Years ago, just as I was about to begin a presentation to a group of job seekers, I realized I needed something from my office nearby in order to begin.  I rushed back, searching quickly to grab what was needed.  A colleague sensed my high level of distraction and hurry, and told me to ‘Stop for a minute’.  Getting my attention, when my mind was whirring with all that needed to take place, was no small feat.

She then proceeded to instruct me to ‘Breathe in deeply to the count of seven, then breathe out slowly to the count of seven.  Now, do it again.’   Breathe in – 1,2,3,4,5,6,7, breathe out. It was astonishing to me how centered and focused I became, how my mind was able to let go of all the crazy hurriedness I was feeling and relax.  Rather than worrying about not being as prepared as I had wanted to be, I walked into the presentation with confidence and clarity, ready to focus on meeting the participants’ needs.  I have never forgotten the immense calm that this simple technique brings, and have passed it on to numerous, grateful job seekers as they prepare to walk into interviews.

Some stress going into interviews is natural and beneficial.  It revs up our energy and can increase our level of alertness.  Too much stress and we become highly distracted and flustered, or we ‘shut down’ thereby not allowing our best selves to shine through.  Here are some additional tips to reduce stress before an upcoming interview:

Know what to expect: When called to schedule an interview, it is your right to ask who and how many you will be meeting with.  Find out their names and position titles and take time to look them up on LinkedIn or Google to know something about them. Recently a professional at the top of his career was going in for a third interview with a well-respected organization.  By this point, he felt that it would just be a perfunctory meeting to finalize hiring details. To his great surprise, he had to meet with 4 additional people and the meeting was quite intense.  The interview did not go well.  Surprises are not to your advantage!

Be aware of dress code expectations:  The caveat for interviews is to dress at least one level higher than you would on a regular work day at the same company, and this is a good rule to follow.  Remember however, to take good advice when it comes to you.  A woman was recently being interviewed by a small 4 person company for an accounting position and was told to wear jeans to her interview.  She was flabbergasted but did as she was told.  She recounted how hard it was for her not to go back home and change to something much more business-like, and also how immensely grateful she was that she had followed their instructions.  As soon as she entered the premises, still wearing jeans, she knew she fit right in. While this is a highly unusual example, the take away is to know and follow your prospective employer’s expectations.

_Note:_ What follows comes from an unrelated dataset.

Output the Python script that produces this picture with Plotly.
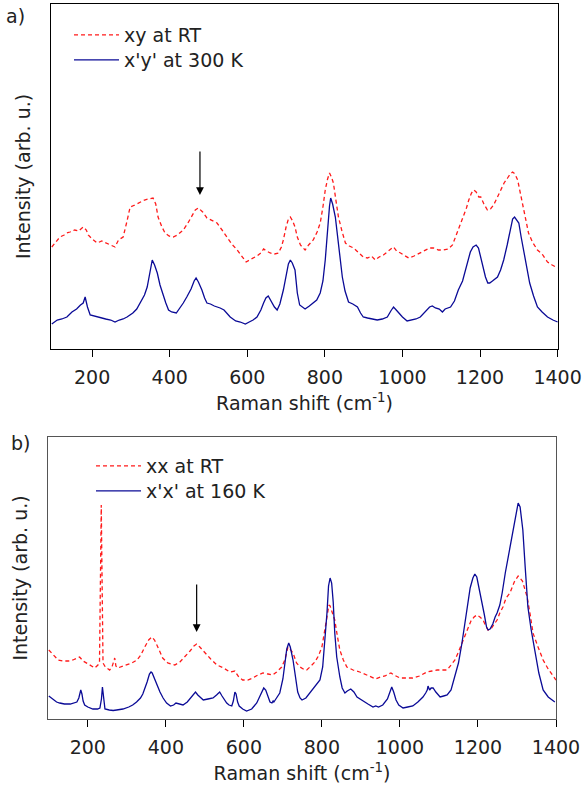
import plotly.graph_objects as go

# ---- panel a: xy at RT (red, dashed) ----
a_xy_shift = [96, 105, 117, 128, 135, 143, 155, 165, 177, 185, 190, 200, 213, 225, 238, 248, 259, 268, 280, 290,
              298, 310, 324, 335, 345, 357, 364, 370, 380, 388, 398, 409, 420, 435, 447, 458, 466, 474, 485, 496,
              510, 522, 535, 548, 560, 574, 585, 597, 610, 625, 635, 642, 650, 659, 670, 680, 688, 693, 700, 706,
              711, 717, 723, 729, 737, 749, 758, 770, 780, 788, 795, 801, 807, 812, 817, 822, 828, 835, 844, 853,
              863, 874, 885, 899, 910, 920, 930, 940, 951, 962, 970, 977, 985, 995, 1005, 1016, 1030, 1046, 1060, 1070,
              1080, 1093, 1106, 1118, 1129, 1136, 1142, 1150, 1158, 1165, 1171, 1178, 1184, 1190, 1197, 1202, 1210, 1219, 1227, 1235,
              1245, 1253, 1262, 1271, 1278, 1284, 1290, 1297, 1303, 1310, 1318, 1325, 1335, 1348, 1360, 1374, 1386, 1400]
a_xy_int = [102, 106, 112, 114, 116, 117, 119, 118, 122, 119, 114, 110, 106, 108, 106, 104, 102, 109, 112, 128,
            142, 144, 147, 149, 150, 151, 145, 132, 122, 116, 113, 112, 114, 119, 126, 134, 139, 141, 137, 131,
            128, 126, 119, 112, 105, 99, 93, 87, 90, 93, 96, 100, 98, 96, 95, 96, 102, 109, 122, 130,
            132, 128, 122, 112, 104, 99, 104, 109, 117, 126, 142, 159, 170, 176, 172, 166, 150, 132, 118, 106,
            103, 101, 97, 92, 91, 93, 89, 92, 94, 98, 100, 102, 98, 96, 94, 91, 93, 96, 99, 101,
            101, 99, 99, 100, 104, 111, 116, 124, 132, 141, 149, 156, 159, 157, 152, 152, 145, 139, 140, 144,
            152, 159, 166, 171, 175, 177, 175, 169, 157, 146, 129, 116, 107, 99, 95, 87, 84, 81]

# ---- panel a: x'y' at 300 K (blue, solid) ----
a_300_shift = [96, 110, 122, 135, 148, 160, 170, 177, 182, 188, 195, 205, 220, 235, 248, 259, 270, 280, 290, 305,
               315, 324, 335, 342, 348, 355, 361, 368, 375, 381, 390, 397, 405, 417, 425, 435, 444, 455, 463, 468,
               474, 479, 483, 490, 496, 505, 515, 530, 540, 556, 570, 582, 595, 605, 615, 625, 635, 642, 648, 654,
               658, 664, 670, 677, 684, 693, 700, 706, 711, 716, 723, 729, 735, 742, 749, 760, 770, 779, 788, 795,
               801, 807, 812, 815, 820, 827, 834, 840, 845, 852, 861, 872, 884, 892, 899, 910, 920, 935, 948, 961,
               970, 977, 984, 990, 1000, 1012, 1025, 1035, 1046, 1060, 1070, 1077, 1085, 1095, 1103, 1110, 1117, 1124, 1134, 1144,
               1155, 1162, 1170, 1175, 1182, 1190, 1196, 1202, 1208, 1214, 1220, 1225, 1232, 1240, 1245, 1253, 1261, 1270, 1279, 1284,
               1289, 1294, 1300, 1306, 1312, 1320, 1328, 1338, 1348, 1360, 1374, 1388, 1400]
a_300_int = [25, 29, 30, 32, 37, 40, 44, 46, 52, 42, 34, 33, 31, 30, 29, 27, 29, 30, 32, 36,
             40, 46, 54, 62, 75, 89, 84, 76, 64, 56, 46, 39, 37, 36, 40, 46, 52, 60, 68, 71,
             67, 63, 59, 51, 46, 45, 43, 41, 39, 32, 28, 27, 25, 27, 29, 32, 39, 46, 51, 53,
             50, 47, 42, 39, 45, 59, 74, 85, 89, 86, 79, 56, 44, 42, 40, 43, 46, 49, 56, 68,
             89, 121, 143, 151, 145, 132, 108, 85, 72, 58, 47, 45, 42, 36, 32, 31, 30, 29, 30, 32,
             38, 42, 39, 36, 32, 28, 29, 30, 32, 38, 42, 43, 41, 40, 37, 40, 41, 42, 48, 59,
             68, 79, 91, 97, 102, 104, 101, 92, 82, 72, 66, 66, 68, 70, 72, 79, 89, 104, 122, 130,
             132, 129, 126, 112, 99, 83, 66, 53, 42, 37, 32, 29, 27]

# ---- panel b: xx at RT (red, dashed) ----
b_xx_shift = [100, 112, 124, 136, 150, 162, 172, 179, 188, 197, 208, 218, 226, 230, 233, 234.5, 236, 239, 245, 250,
              256, 262, 266, 269, 272, 277, 290, 300, 313, 326, 336, 346, 356, 364, 371, 377, 385, 392, 405, 423,
              436, 449, 462, 472, 479, 487, 500, 515, 531, 548, 564, 577, 587, 597, 610, 623, 636, 649, 662, 674,
              684, 697, 705, 713, 718, 726, 735, 744, 752, 761, 772, 782, 791, 800, 807, 813, 818, 821, 827, 833,
              840, 846, 855, 864, 880, 897, 915, 938, 950, 962, 970, 977, 985, 1000, 1017, 1033, 1050, 1069, 1082, 1095,
              1108, 1121, 1131, 1141, 1150, 1159, 1167, 1174, 1182, 1190, 1197, 1205, 1213, 1220, 1226, 1235, 1242, 1249, 1256, 1264,
              1272, 1282, 1293, 1303, 1314, 1326, 1334, 1341, 1354, 1367, 1380, 1395, 1400]
b_xx_int = [69, 64, 59, 58, 58, 59, 61, 62, 58, 56, 53, 51, 54, 57, 160, 214, 160, 56, 52, 51,
            49, 52, 59, 61, 53, 51, 53, 54, 56, 59, 64, 72, 79, 82, 79, 74, 67, 61, 56, 54,
            57, 62, 68, 73, 75, 72, 66, 60, 54, 51, 47, 48, 42, 39, 39, 41, 44, 46, 45, 44,
            47, 52, 59, 72, 70, 66, 56, 52, 50, 49, 53, 57, 63, 72, 88, 102, 114, 113, 107, 99,
            82, 69, 59, 52, 49, 47, 44, 40, 42, 43, 45, 46, 44, 41, 41, 41, 43, 47, 48, 49,
            49, 49, 54, 59, 67, 76, 84, 92, 98, 102, 104, 102, 99, 93, 89, 91, 95, 99, 106, 112,
            121, 126, 137, 143, 138, 122, 104, 86, 72, 59, 50, 41, 39]

# ---- panel b: x'x' at 160 K (blue, solid) ----
b_160_shift = [100, 110, 120, 128, 140, 155, 165, 172, 177, 180, 182, 185, 188, 192, 200, 213, 225, 231, 235, 237.5,
               240, 244, 255, 265, 274, 290, 305, 315, 325, 335, 341, 346, 352, 358, 362, 365, 370, 377, 385, 393,
               402, 412, 420, 426, 435, 444, 455, 465, 472, 476, 482, 489, 496, 508, 521, 530, 538, 544, 550, 556,
               562, 569, 573, 577, 580, 584, 588, 597, 607, 620, 633, 642, 648, 651, 656, 662, 667, 672, 675, 677,
               682, 692, 700, 705, 710, 715, 719, 726, 732, 738, 744, 749, 759, 769, 782, 795, 802, 808, 813, 817,
               821, 825, 829, 833, 838, 846, 852, 859, 865, 874, 882, 890, 905, 918, 931, 938, 945, 956, 968, 975,
               979, 984, 990, 997, 1008, 1020, 1033, 1046, 1059, 1066, 1070, 1072, 1076, 1080, 1085, 1092, 1103, 1112, 1121, 1131,
               1141, 1150, 1159, 1166, 1172, 1180, 1187, 1192, 1197, 1204, 1210, 1216, 1222, 1226, 1231, 1238, 1244, 1249, 1256, 1262,
               1270, 1282, 1292, 1298, 1303, 1308, 1315, 1321, 1328, 1336, 1346, 1356, 1367, 1380, 1397]
b_160_int = [23, 20, 17, 16, 15, 15, 16, 17, 21, 26, 29, 25, 18, 14, 12, 10, 10, 11, 20, 32,
             20, 10, 9, 8.5, 9, 10, 12, 14, 17, 21, 25, 30, 37, 45, 47, 46, 41, 36, 27, 21,
             16, 13, 14, 16, 15, 14, 17, 22, 26, 27, 24, 21, 19, 20, 21, 24, 27, 23, 19, 16,
             14, 13, 18, 27, 25, 17, 13, 10, 8, 10, 16, 24, 29, 31, 29, 22, 17, 16, 18, 17,
             20, 26, 40, 56, 70, 76, 72, 59, 40, 27, 21, 19, 21, 26, 32, 39, 52, 79, 106, 133,
             141, 136, 117, 86, 62, 42, 31, 26, 28, 30, 27, 22, 18, 15, 12, 13, 12, 14, 20, 28,
             32, 27, 19, 14, 11, 12, 13, 17, 22, 26, 29, 33, 29, 31, 31, 27, 22, 23, 24, 29,
             42, 56, 76, 95, 112, 131, 141, 145, 142, 129, 119, 105, 92, 89, 90, 95, 102, 106, 114, 126,
             146, 172, 196, 209, 216, 212, 189, 152, 112, 90, 69, 46, 29, 22, 17]

tick_vals = [200, 400, 600, 800, 1000, 1200, 1400]

RED = "#ff1a1a"
BLUE = "#0a0a96"
INK = "#222222"
FONT = "DejaVu Sans, Liberation Sans, Arial, sans-serif"
FS = 19
W, H = 583, 786

fig = go.Figure()

fig.add_trace(go.Scatter(x=a_xy_shift, y=a_xy_int, mode="lines", name="xy at RT",
                         line=dict(color=RED, width=1.3, dash="4px,3px"), xaxis="x", yaxis="y", legend="legend"))
fig.add_trace(go.Scatter(x=a_300_shift, y=a_300_int, mode="lines", name="x'y' at 300 K",
                         line=dict(color=BLUE, width=1.3), xaxis="x", yaxis="y", legend="legend2"))
fig.add_trace(go.Scatter(x=b_xx_shift, y=b_xx_int, mode="lines", name="xx at RT",
                         line=dict(color=RED, width=1.3, dash="4px,3px"), xaxis="x2", yaxis="y2", legend="legend3"))
fig.add_trace(go.Scatter(x=b_160_shift, y=b_160_int, mode="lines", name="x'x' at 160 K",
                         line=dict(color=BLUE, width=1.3), xaxis="x2", yaxis="y2", legend="legend4"))

xax = dict(ticks="outside", ticklen=7, tickcolor="black", tickvals=tick_vals, ticklabelstandoff=4,
           showline=True, linecolor="black", linewidth=1, mirror=True, showgrid=False, zeroline=False,
           automargin=False, tickfont=dict(size=FS, color=INK),
           title=dict(text="Raman shift (cm<sup>-1</sup>)", font=dict(size=FS, color=INK), standoff=9))
yax = dict(showticklabels=False, ticks="", showline=True, linecolor="black", linewidth=1, mirror=True,
           showgrid=False, zeroline=False, automargin=False,
           title=dict(text="Intensity (arb. u.)", font=dict(size=FS, color=INK), standoff=14))


def leg(xp, yp):
    return dict(x=xp / W, y=1 - yp / H, xanchor="left", yanchor="middle", bgcolor="rgba(0,0,0,0)",
                font=dict(size=FS, color=INK), itemwidth=45)


fig.update_layout(
    width=W, height=H,
    margin=dict(l=0, r=0, t=0, b=0),
    paper_bgcolor="white", plot_bgcolor="white",
    font=dict(family=FONT, color=INK),
    xaxis=dict(xax, domain=[51 / W, 558 / W], range=[94, 1401], anchor="y"),
    yaxis=dict(yax, domain=[1 - 349 / H, 1 - 4 / H], range=[0, 345], anchor="x"),
    xaxis2=dict(xax, domain=[48 / W, 556 / W], range=[98, 1400], anchor="y2", linecolor="#555"),
    yaxis2=dict(yax, domain=[1 - 719 / H, 1 - 437 / H], range=[0, 282], anchor="x2", linecolor="#555"),
    legend=leg(69, 35),
    legend2=leg(69, 60),
    legend3=leg(91, 466),
    legend4=leg(91, 491),
    showlegend=True,
)

# arrows pointing at the 480 cm-1 feature
fig.add_annotation(x=478, y=154, ax=478, ay=199, xref="x", yref="y", axref="x", ayref="y",
                   showarrow=True, arrowhead=2, arrowsize=1.3, arrowwidth=1.2, arrowcolor="black", text="")
fig.add_annotation(x=479, y=87, ax=479, ay=136, xref="x2", yref="y2", axref="x2", ayref="y2",
                   showarrow=True, arrowhead=2, arrowsize=1.3, arrowwidth=1.2, arrowcolor="black", text="")

# panel labels
fig.add_annotation(x=15 / W, y=1 - 16 / H, xref="paper", yref="paper", text="a)", showarrow=False,
                   xanchor="center", yanchor="middle", font=dict(size=FS, color=INK))
fig.add_annotation(x=20 / W, y=1 - 443 / H, xref="paper", yref="paper", text="b)", showarrow=False,
                   xanchor="center", yanchor="middle", font=dict(size=FS, color=INK))

# the page body has a default 8px margin; drop it so the figure sits at the window origin
fig.write_html("out.html", config={"displayModeBar": False},
               post_script="document.body.style.margin='0px';")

Timing:  You know this one.  Always, always, always arrive 10 minutes early for every interview.  If being early is not natural to you, figure out how much time you need to give yourself to get to the location of the interview then build in extra margin by adding 15 to 20 minutes or more to the anticipated travel time, and stick to it.  If you are one of those who are naturally 30 minutes early to everything (and are quite proud to say so) be sure to wait until 10 minutes prior to the interview before entering. Arriving 30 minutes ahead may signal desperation, and can often generate unease for an interviewer who may feel that you are expecting him/her to re-arrange their schedule to accommodate you.  If you arrive too early, take a brief walk around the building and gather your equilibrium.  Going in 10 minutes early always signals a good start.

Visual Check: Once you arrive at the location, locate a restroom and go in for a last minute visual check to ensure that your hair and clothes are just right.  Once done, you can release any concerns in that regard and focus on the content of the interview – for which you already prepared well.

Focus on the Present:  Breathe in – 1,2,3,4,5,6,7, breath out 1,2,3,4,5,6,7 – and again, and again.  Don’t rush this. Centering yourself will help you calm your thoughts and focus on the moment, allowing you to walk in with assurance.  Adopt this for any situations where you feel there is too much coming at you, or you can’t focus.  It is oh so simple, yet remarkably effective.

Visualize:  Plan ahead what your initial entry is going to be like.  Visualize yourself entering and greeting your interviewers.  Bring your winsome smile, a solid handshake and positive energy into the room.

Turning stress into useful focus and positive energy will serve to start any interview off well.  In addition to solid preparation including being confident in your research of the company and responses to anticipated questions, leveraging stress into focus will enable you to confidently engage throughout the interview with a winning level of assurance.